* BEGIN RECORDED INFORMATION *
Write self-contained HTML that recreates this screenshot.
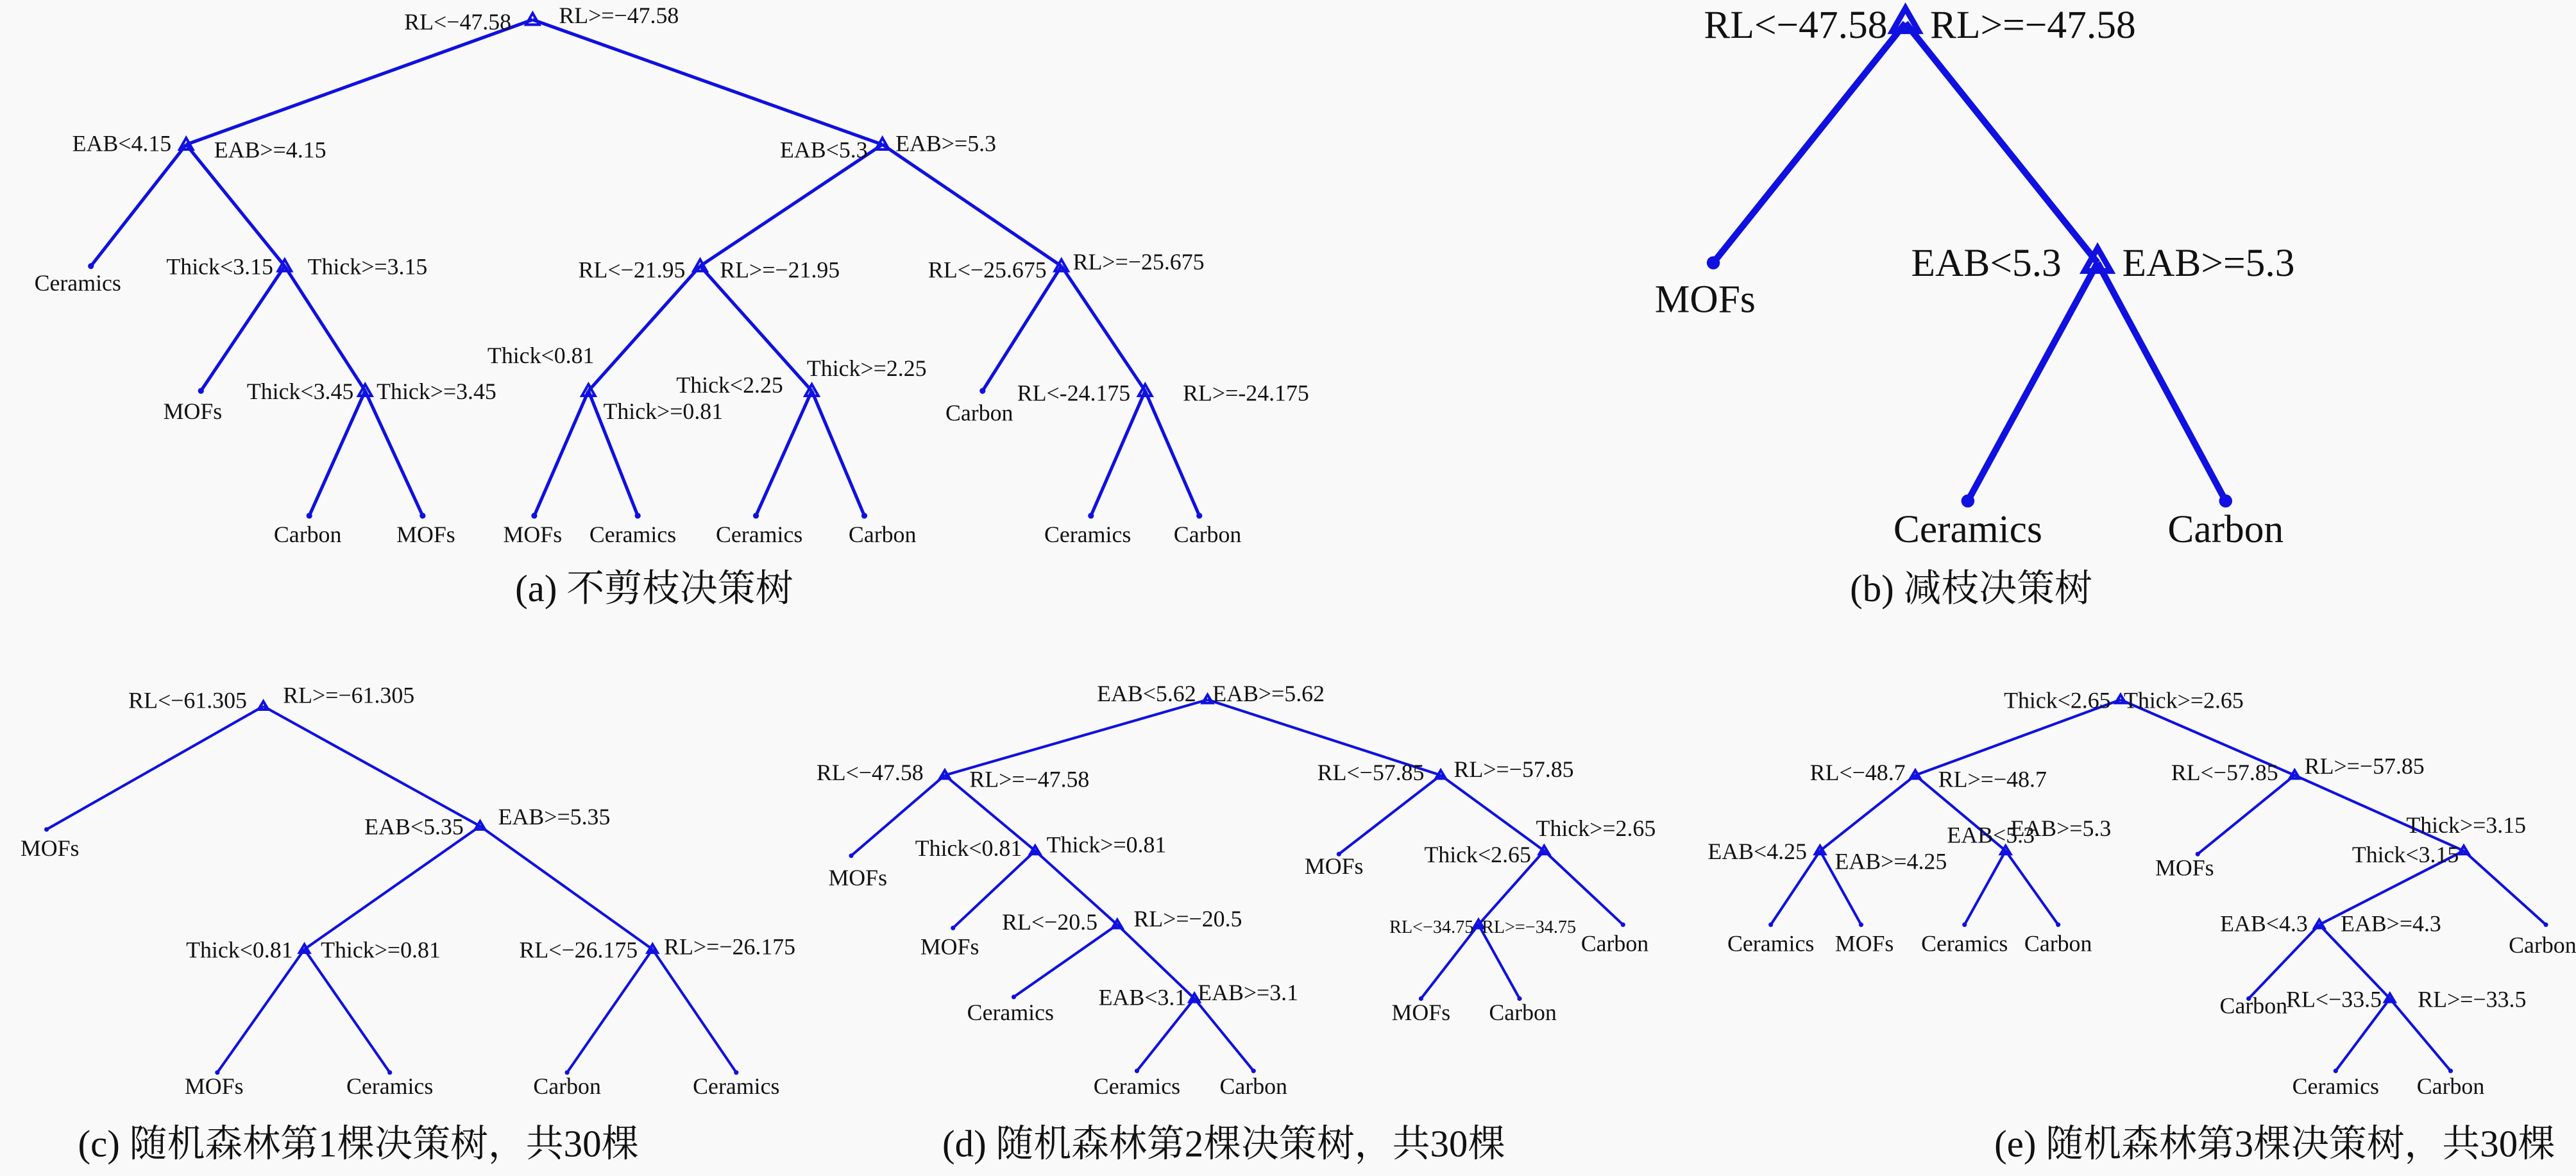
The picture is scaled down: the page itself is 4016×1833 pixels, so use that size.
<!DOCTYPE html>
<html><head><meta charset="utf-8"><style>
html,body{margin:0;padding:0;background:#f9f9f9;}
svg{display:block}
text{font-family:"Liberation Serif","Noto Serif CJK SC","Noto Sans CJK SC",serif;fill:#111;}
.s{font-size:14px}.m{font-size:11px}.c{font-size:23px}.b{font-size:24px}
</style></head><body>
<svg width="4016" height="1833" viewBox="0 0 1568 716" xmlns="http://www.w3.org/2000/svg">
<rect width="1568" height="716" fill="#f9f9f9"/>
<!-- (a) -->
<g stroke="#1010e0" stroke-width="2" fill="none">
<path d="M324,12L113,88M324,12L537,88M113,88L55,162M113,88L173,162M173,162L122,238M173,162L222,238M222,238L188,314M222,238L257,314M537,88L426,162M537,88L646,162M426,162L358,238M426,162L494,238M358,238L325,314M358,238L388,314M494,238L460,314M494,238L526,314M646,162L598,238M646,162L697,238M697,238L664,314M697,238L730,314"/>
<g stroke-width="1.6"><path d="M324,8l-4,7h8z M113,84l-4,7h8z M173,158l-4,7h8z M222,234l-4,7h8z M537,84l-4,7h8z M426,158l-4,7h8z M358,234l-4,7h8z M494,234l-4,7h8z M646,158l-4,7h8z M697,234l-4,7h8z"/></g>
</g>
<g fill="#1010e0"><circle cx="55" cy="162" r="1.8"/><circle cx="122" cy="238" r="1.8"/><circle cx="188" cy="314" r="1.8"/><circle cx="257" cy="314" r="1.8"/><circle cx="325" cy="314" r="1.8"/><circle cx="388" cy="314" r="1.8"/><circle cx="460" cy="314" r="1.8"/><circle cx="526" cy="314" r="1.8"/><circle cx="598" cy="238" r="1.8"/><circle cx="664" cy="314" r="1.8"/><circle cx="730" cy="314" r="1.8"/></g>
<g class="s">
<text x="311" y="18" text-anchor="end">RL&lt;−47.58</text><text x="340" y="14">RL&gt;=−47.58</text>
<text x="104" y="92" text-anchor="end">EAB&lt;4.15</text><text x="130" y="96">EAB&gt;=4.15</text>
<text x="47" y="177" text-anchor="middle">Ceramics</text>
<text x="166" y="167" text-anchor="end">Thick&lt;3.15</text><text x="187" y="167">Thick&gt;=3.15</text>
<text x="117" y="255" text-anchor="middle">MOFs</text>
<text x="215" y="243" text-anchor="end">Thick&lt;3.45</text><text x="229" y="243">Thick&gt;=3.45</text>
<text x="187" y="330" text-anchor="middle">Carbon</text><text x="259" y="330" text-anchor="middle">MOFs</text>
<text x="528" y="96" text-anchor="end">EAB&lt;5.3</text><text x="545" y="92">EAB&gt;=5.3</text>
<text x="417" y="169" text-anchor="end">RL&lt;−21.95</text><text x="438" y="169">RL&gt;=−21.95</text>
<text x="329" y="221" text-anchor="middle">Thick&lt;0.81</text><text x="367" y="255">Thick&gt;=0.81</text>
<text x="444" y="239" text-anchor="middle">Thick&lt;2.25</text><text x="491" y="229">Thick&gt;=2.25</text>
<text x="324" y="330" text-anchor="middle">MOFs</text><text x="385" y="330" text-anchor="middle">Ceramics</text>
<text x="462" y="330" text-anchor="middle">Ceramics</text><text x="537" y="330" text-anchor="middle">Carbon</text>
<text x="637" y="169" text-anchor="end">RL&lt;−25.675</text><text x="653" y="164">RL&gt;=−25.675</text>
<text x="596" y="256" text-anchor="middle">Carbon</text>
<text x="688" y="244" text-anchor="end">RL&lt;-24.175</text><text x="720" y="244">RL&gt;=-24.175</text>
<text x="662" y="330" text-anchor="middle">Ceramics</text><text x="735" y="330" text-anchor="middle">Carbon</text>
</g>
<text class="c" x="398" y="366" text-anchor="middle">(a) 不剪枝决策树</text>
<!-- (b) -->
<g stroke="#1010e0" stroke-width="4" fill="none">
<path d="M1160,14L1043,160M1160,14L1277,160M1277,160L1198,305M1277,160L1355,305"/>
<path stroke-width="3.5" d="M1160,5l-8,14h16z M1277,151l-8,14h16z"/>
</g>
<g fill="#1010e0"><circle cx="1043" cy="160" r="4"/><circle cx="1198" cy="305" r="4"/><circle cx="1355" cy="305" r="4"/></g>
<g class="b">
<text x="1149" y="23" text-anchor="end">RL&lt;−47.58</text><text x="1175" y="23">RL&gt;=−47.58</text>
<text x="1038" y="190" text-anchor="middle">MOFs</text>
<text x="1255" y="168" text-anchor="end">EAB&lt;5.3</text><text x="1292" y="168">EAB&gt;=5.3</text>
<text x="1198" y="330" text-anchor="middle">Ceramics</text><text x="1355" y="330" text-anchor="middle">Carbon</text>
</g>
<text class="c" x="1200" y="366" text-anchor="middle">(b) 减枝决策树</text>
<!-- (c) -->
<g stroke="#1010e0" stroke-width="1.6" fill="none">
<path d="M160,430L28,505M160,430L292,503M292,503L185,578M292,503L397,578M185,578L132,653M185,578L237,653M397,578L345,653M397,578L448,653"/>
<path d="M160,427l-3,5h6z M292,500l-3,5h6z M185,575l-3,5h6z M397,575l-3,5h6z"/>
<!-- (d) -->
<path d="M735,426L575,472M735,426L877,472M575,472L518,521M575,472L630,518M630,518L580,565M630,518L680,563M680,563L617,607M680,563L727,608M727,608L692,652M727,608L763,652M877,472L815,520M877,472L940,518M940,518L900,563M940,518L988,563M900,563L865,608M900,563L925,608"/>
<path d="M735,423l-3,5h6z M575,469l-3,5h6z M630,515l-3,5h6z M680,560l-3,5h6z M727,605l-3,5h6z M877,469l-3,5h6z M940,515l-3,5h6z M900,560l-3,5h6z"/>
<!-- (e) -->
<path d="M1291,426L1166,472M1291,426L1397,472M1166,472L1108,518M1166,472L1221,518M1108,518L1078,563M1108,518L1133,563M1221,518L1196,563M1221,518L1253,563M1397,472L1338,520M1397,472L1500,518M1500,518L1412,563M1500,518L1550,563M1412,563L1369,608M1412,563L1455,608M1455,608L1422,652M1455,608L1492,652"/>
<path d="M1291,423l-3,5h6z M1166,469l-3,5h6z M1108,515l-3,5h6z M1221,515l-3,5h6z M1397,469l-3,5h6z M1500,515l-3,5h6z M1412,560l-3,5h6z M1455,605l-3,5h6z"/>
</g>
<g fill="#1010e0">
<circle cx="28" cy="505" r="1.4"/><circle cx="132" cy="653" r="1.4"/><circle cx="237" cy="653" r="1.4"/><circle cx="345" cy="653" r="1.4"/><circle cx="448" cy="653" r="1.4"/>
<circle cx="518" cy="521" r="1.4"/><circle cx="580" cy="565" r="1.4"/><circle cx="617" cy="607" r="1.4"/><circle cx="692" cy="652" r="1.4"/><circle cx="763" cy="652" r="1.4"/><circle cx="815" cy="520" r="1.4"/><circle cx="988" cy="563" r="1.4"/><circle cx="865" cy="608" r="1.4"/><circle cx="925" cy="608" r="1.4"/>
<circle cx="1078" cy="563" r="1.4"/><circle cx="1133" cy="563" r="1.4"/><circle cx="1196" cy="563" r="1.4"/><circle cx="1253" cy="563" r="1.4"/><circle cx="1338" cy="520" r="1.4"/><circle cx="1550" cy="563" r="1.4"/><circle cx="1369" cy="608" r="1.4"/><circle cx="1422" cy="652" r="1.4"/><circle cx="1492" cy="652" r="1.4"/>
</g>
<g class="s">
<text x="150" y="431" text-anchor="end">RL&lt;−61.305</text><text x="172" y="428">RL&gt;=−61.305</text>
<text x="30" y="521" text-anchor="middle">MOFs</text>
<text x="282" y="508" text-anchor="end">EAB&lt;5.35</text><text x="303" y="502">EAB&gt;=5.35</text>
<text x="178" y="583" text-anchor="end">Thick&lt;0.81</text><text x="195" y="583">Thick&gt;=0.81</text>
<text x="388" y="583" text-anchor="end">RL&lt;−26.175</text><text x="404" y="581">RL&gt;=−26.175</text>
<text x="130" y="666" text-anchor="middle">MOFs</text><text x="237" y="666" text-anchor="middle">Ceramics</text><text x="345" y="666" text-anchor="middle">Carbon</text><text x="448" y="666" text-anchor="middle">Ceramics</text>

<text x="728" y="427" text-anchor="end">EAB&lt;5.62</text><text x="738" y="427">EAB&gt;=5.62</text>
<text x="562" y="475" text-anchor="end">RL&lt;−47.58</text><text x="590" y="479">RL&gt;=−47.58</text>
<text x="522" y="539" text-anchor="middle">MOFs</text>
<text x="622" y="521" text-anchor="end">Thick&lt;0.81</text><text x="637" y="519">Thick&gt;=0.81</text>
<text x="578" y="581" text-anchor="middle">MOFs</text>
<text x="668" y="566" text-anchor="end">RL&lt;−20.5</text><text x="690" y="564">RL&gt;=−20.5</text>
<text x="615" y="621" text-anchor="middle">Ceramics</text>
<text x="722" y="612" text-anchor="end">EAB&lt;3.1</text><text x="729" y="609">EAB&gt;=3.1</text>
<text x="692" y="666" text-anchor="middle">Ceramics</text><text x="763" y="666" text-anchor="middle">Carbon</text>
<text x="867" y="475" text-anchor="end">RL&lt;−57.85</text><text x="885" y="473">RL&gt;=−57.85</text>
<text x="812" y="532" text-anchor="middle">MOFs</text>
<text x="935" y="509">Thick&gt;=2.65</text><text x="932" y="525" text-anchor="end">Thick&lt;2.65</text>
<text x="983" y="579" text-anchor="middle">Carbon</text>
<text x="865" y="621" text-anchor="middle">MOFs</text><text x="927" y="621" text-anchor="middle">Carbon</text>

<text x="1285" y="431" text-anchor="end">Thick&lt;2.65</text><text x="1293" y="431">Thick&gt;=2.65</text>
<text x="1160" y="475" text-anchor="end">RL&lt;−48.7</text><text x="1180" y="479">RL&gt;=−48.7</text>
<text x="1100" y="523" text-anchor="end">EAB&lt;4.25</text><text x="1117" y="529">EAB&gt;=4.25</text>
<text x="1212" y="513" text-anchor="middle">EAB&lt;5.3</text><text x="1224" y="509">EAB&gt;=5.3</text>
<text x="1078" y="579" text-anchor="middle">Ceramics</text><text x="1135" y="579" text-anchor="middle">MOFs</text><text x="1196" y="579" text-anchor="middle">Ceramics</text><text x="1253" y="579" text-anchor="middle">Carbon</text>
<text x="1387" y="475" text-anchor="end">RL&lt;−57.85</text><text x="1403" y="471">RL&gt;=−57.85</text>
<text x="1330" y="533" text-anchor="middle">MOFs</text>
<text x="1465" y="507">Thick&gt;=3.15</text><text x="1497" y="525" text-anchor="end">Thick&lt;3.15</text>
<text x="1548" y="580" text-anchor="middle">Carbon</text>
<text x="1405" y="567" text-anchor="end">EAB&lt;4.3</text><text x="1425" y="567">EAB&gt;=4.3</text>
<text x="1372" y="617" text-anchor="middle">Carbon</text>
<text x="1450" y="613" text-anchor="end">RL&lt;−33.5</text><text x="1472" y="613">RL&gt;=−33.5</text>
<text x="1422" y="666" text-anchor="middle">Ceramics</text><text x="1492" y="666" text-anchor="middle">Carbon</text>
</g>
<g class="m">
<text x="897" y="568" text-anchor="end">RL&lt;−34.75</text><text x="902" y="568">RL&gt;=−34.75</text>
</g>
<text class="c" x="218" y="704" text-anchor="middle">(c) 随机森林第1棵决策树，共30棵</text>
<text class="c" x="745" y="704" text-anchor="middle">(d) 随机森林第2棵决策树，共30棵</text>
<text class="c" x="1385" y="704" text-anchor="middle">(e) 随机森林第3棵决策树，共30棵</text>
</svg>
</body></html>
* END RECORDED INFORMATION *
Track down every line holding the string "size" and copy it.

The picture is scaled down: the page itself is 4016×1833 pixels, so use that size.
.s{font-size:14px}.m{font-size:11px}.c{font-size:23px}.b{font-size:24px}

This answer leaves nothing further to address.